*WHAT TO DO*: Starting at the first line of the listing below, repeat each line exactly until the line containing "9.4, 9.38, 9.38];", which you include. Leave out pictures.

*DATA EXTRACT*:
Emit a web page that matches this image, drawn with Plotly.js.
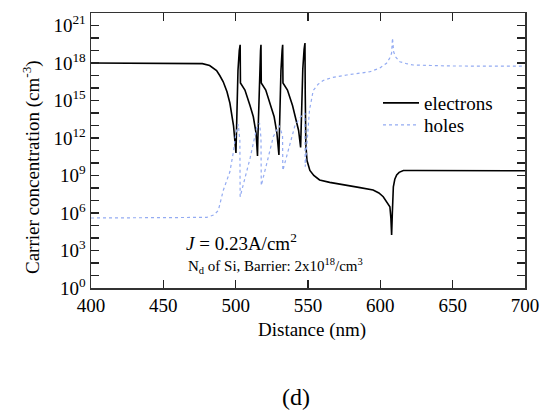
<!DOCTYPE html>
<html>
<head>
<meta charset="utf-8">
<script src="https://cdn.plot.ly/plotly-3.0.1.min.js"></script>
<style>html,body{margin:0;padding:0;background:#fff;}#chart{width:545px;height:414px;}</style>
</head>
<body>
<div id="chart"></div>
<script>
// Distance (nm) and log10 of concentration (cm^-3)
const electronX = [400, 470, 477, 482, 486.8, 489, 491.4, 494, 496, 498.5, 500.2,
  500.4, 501.0, 501.6, 502.5, 503.1, 503.3,
  506.4, 509.9, 512.2, 514.1, 515.1,
  515.3, 515.9, 516.5, 517.2, 517.5, 517.7,
  520.8, 524.3, 526.6, 528.5, 529.9,
  530.1, 530.7, 531.3, 532.1, 532.5, 532.7,
  535.8, 539.3, 541.6, 543.5, 544.9,
  545.1, 545.7, 546.4, 547.3, 547.9, 548.1, 548.5, 549.3, 550.3, 551.3, 554, 558, 565, 576.7, 585, 595, 599, 602, 604.5, 606.6, 607.3, 607.8, 608.3, 609, 610, 611.3, 613, 615.9, 625, 650, 700];
const electronExp = [18, 18, 17.95, 17.8, 17.4, 17.0, 16.5, 15.7, 14.8, 13.0, 10.8,
  11.8, 14.8, 17.4, 19.0, 19.45, 16.4,
  15.84, 14.6, 13.7, 12.4, 10.56,
  11.8, 14.8, 17.4, 19.0, 19.45, 16.4,
  15.84, 14.6, 13.7, 12.4, 10.64,
  11.8, 14.8, 17.4, 19.0, 19.45, 16.4,
  15.84, 14.6, 13.6, 12.6, 11.25,
  12.3, 15.2, 17.5, 19.1, 19.6, 15.5, 11.5, 10.2, 9.7, 9.4, 9.0, 8.64, 8.45, 8.24, 8.05, 7.84, 7.6, 7.3, 6.9, 6.5, 5.6, 4.24, 6.0, 8.1, 8.7, 9.04, 9.25, 9.4, 9.4, 9.38, 9.38];

const holeX = [400, 480, 485, 488, 491.4, 494, 496, 498.3, 500.2, 501.8, 502.9, 503.1,
  506, 510, 514.5, 516.5, 517.5, 517.7,
  522, 526, 530, 532.4, 532.6,
  537, 541, 545, 547.8, 548.1,
  549.5, 551, 553.6, 557, 560.5, 567, 576.7, 585, 592.8, 599.7, 604.3, 606.5, 607.8, 608.4, 609.2, 610.5, 613.5, 618, 622.7, 635, 650, 700];
const holeExp = [5.6, 5.65, 5.85, 6.2, 7.8, 8.7, 9.3, 10.8, 12.4, 13.1, 11.8, 7.3,
  8.6, 10.4, 12.8, 13.2, 12.0, 8.2,
  10.2, 12.1, 13.0, 12.2, 9.4,
  11.2, 13.0, 13.7, 14.0, 9.7,
  12.0, 14.2, 15.8, 16.3, 16.6, 16.85, 17.04, 17.15, 17.3, 17.6, 17.98, 18.4, 18.8, 20.0, 18.9, 18.5, 18.1, 17.95, 17.84, 17.8, 17.76, 17.75];

const xTicks = [400, 450, 500, 550, 600, 650, 700];
const yMajorExp = [0, 3, 6, 9, 12, 15, 18, 21];
const yMinorExp = [1, 2, 4, 5, 7, 8, 10, 11, 13, 14, 16, 17, 19, 20, 22];

const pw = (a) => a.map(e => Math.pow(10, e));
const FONT = 'Liberation Serif';

const L = 91, T = 13, W = 434, H = 275;
const px = (x) => (x - L) / W;
const py = (y) => (T + H - y) / H;

const traces = [
  {x: electronX, y: pw(electronExp), type: 'scatter', mode: 'lines', name: 'electrons',
   legend: 'legend', line: {color: '#000000', width: 1.6}},
  {x: holeX, y: pw(holeExp), type: 'scatter', mode: 'lines', name: 'holes',
   legend: 'legend2', line: {color: '#93abf2', width: 1.2, dash: 'dot'}}
];

const legendBase = {xanchor: 'left', yanchor: 'middle', bgcolor: 'rgba(0,0,0,0)', itemwidth: 36,
                    font: {family: FONT, size: 19, color: '#000'}, borderwidth: 0};

const layout = {
  width: 545, height: 414,
  margin: {l: L, r: 545 - L - W, t: T, b: 414 - T - H},
  paper_bgcolor: '#ffffff', plot_bgcolor: '#ffffff',
  font: {family: FONT, size: 19, color: '#000'},
  showlegend: true,
  legend: Object.assign({x: px(378), y: py(103)}, legendBase),
  legend2: Object.assign({x: px(378), y: py(125)}, legendBase),
  xaxis: {range: [400, 700], tickmode: 'array', tickvals: xTicks, ticktext: xTicks.map(String),
          ticks: 'inside', ticklen: 8, tickwidth: 1.2, tickcolor: '#222', mirror: 'ticks',
          showline: true, linecolor: '#333', linewidth: 1.5, showgrid: false, zeroline: false,
          tickfont: {family: FONT, size: 19, color: '#000'}},
  yaxis: {type: 'log', range: [0, 22], tickmode: 'array', tickvals: pw(yMajorExp),
          ticktext: yMajorExp.map(e => '10<sup>' + e + '</sup>'),
          ticks: 'inside', ticklen: 8, tickwidth: 1.2, tickcolor: '#222', mirror: 'ticks',
          showline: true, linecolor: '#333', linewidth: 1.5, showgrid: false, zeroline: false,
          tickfont: {family: FONT, size: 19, color: '#000'},
          minor: {tickmode: 'array', tickvals: pw(yMinorExp), ticks: 'inside', ticklen: 8, tickwidth: 1.2, tickcolor: '#222', showgrid: false}},
  annotations: [
    {text: 'Distance (nm)', xref: 'paper', yref: 'paper', x: px(312), y: py(330), showarrow: false,
     xanchor: 'center', yanchor: 'middle', font: {family: FONT, size: 19}},
    {text: 'Carrier concentration (cm<sup>-3</sup>)', xref: 'paper', yref: 'paper', x: px(31), y: py(167),
     showarrow: false, textangle: -90, xanchor: 'center', yanchor: 'middle', font: {family: FONT, size: 19}},
    {text: '<i>J</i> = 0.23A/cm<sup>2</sup>', xref: 'paper', yref: 'paper', x: px(184), y: py(242),
     showarrow: false, xanchor: 'left', yanchor: 'middle', font: {family: FONT, size: 19}},
    {text: 'N<sub>d</sub> of Si, Barrier: 2x10<sup>18</sup>/cm<sup>3</sup>', xref: 'paper', yref: 'paper', x: px(185.5), y: py(266),
     showarrow: false, xanchor: 'left', yanchor: 'middle', font: {family: FONT, size: 15}},
    {text: '(d)', xref: 'paper', yref: 'paper', x: px(295.7), y: py(397), showarrow: false,
     xanchor: 'center', yanchor: 'middle', font: {family: FONT, size: 24}}
  ]
};

Plotly.newPlot('chart', traces, layout, {staticPlot: true, displayModeBar: false});
</script>
</body>
</html>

*FULL RESPONSE*:
Emit a web page that matches this image, drawn with Plotly.js.
<!DOCTYPE html>
<html>
<head>
<meta charset="utf-8">
<script src="https://cdn.plot.ly/plotly-3.0.1.min.js"></script>
<style>html,body{margin:0;padding:0;background:#fff;}#chart{width:545px;height:414px;}</style>
</head>
<body>
<div id="chart"></div>
<script>
// Distance (nm) and log10 of concentration (cm^-3)
const electronX = [400, 470, 477, 482, 486.8, 489, 491.4, 494, 496, 498.5, 500.2,
  500.4, 501.0, 501.6, 502.5, 503.1, 503.3,
  506.4, 509.9, 512.2, 514.1, 515.1,
  515.3, 515.9, 516.5, 517.2, 517.5, 517.7,
  520.8, 524.3, 526.6, 528.5, 529.9,
  530.1, 530.7, 531.3, 532.1, 532.5, 532.7,
  535.8, 539.3, 541.6, 543.5, 544.9,
  545.1, 545.7, 546.4, 547.3, 547.9, 548.1, 548.5, 549.3, 550.3, 551.3, 554, 558, 565, 576.7, 585, 595, 599, 602, 604.5, 606.6, 607.3, 607.8, 608.3, 609, 610, 611.3, 613, 615.9, 625, 650, 700];
const electronExp = [18, 18, 17.95, 17.8, 17.4, 17.0, 16.5, 15.7, 14.8, 13.0, 10.8,
  11.8, 14.8, 17.4, 19.0, 19.45, 16.4,
  15.84, 14.6, 13.7, 12.4, 10.56,
  11.8, 14.8, 17.4, 19.0, 19.45, 16.4,
  15.84, 14.6, 13.7, 12.4, 10.64,
  11.8, 14.8, 17.4, 19.0, 19.45, 16.4,
  15.84, 14.6, 13.6, 12.6, 11.25,
  12.3, 15.2, 17.5, 19.1, 19.6, 15.5, 11.5, 10.2, 9.7, 9.4, 9.0, 8.64, 8.45, 8.24, 8.05, 7.84, 7.6, 7.3, 6.9, 6.5, 5.6, 4.24, 6.0, 8.1, 8.7, 9.04, 9.25, 9.4, 9.4, 9.38, 9.38];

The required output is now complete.